Case Law Details
The Mumbai Income-tax Tribunal (“the Tribunal”), in a recent judgment in the case of Satellite Television Asia Region Vs. ADIT [2010-TII-58-ITAT-MUML-INTL] held that the Assessing Officer (“AO”) cannot consider the assessee a Permanent Establishment (“PE”) blocker or conduit company when there are commercial reasons for its existence. This means that they cannot tax the entire advertisement revenues in the hands of parent company.
Facts
Ø The assessee, a company incorporated in the Netherlands, is a wholly-owned subsidiary of Satellite Television Asia Region Ltd. (“STAR Ltd.”) based in Hong Kong, which in turn is a subsidiary of a British Virgin Island based company, Star Television Ltd.

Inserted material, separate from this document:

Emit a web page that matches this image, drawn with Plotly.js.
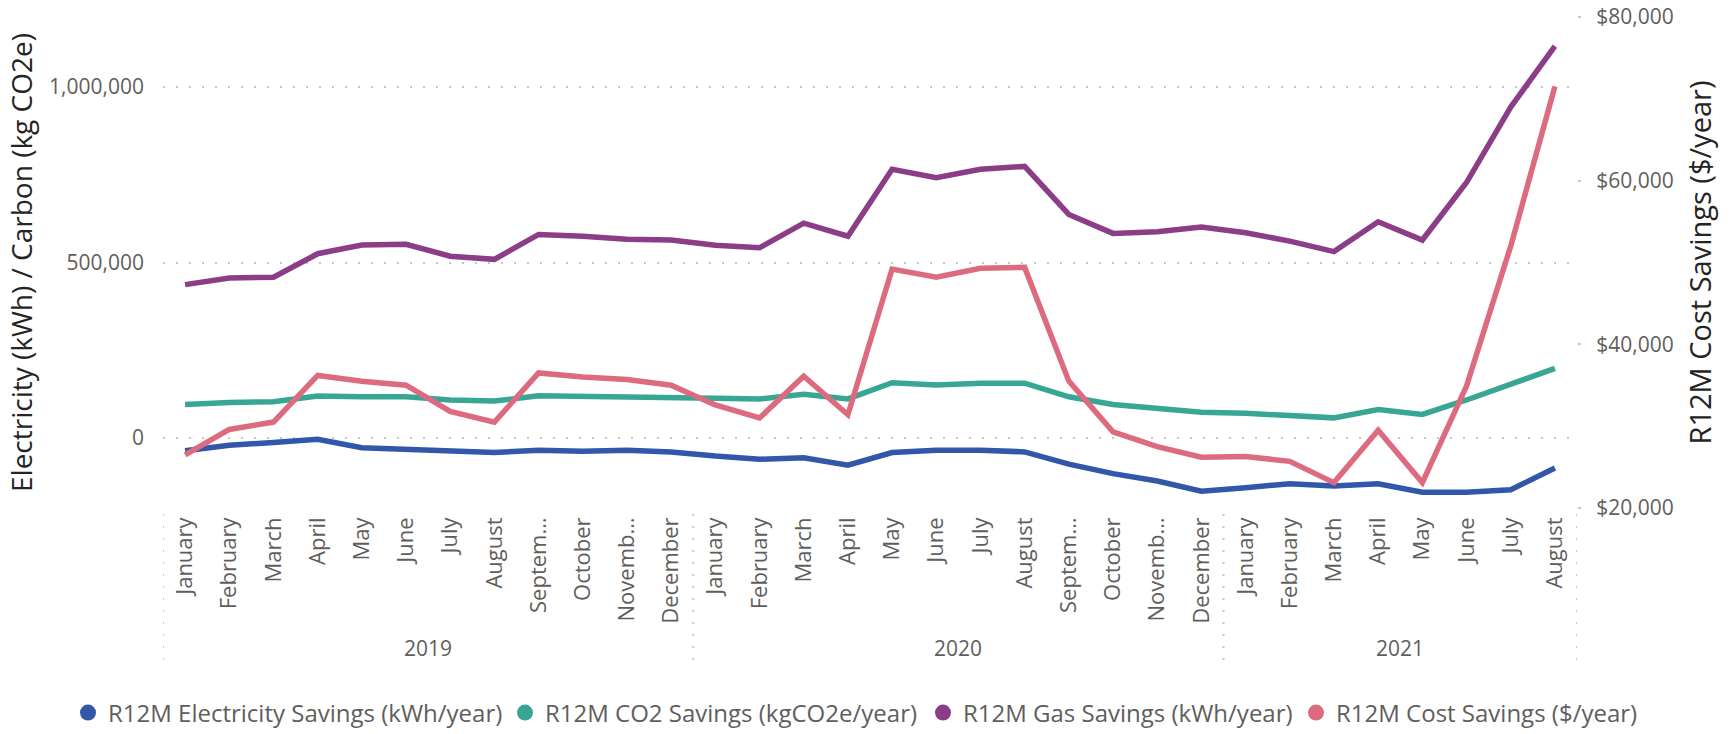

Ø The assessee was granted exclusive rights for the sale of advertising time in India on the channels of the STAR TV network, which is owned by STAR Ltd. The assessee engaged an Indian company, Star India Pvt. Ltd. (“SIPL”) to procure business from Indian advertisers, at a commission rate of 15% of the receipts from such business.
Ø The assessee filed the tax return on the basis of Central Broad of Direct Taxes (“CBDT”) Circular No. 742, which was then applicable and according to which revenue was taxed at 10%. This circular was withdrawn on 31 March, 2001.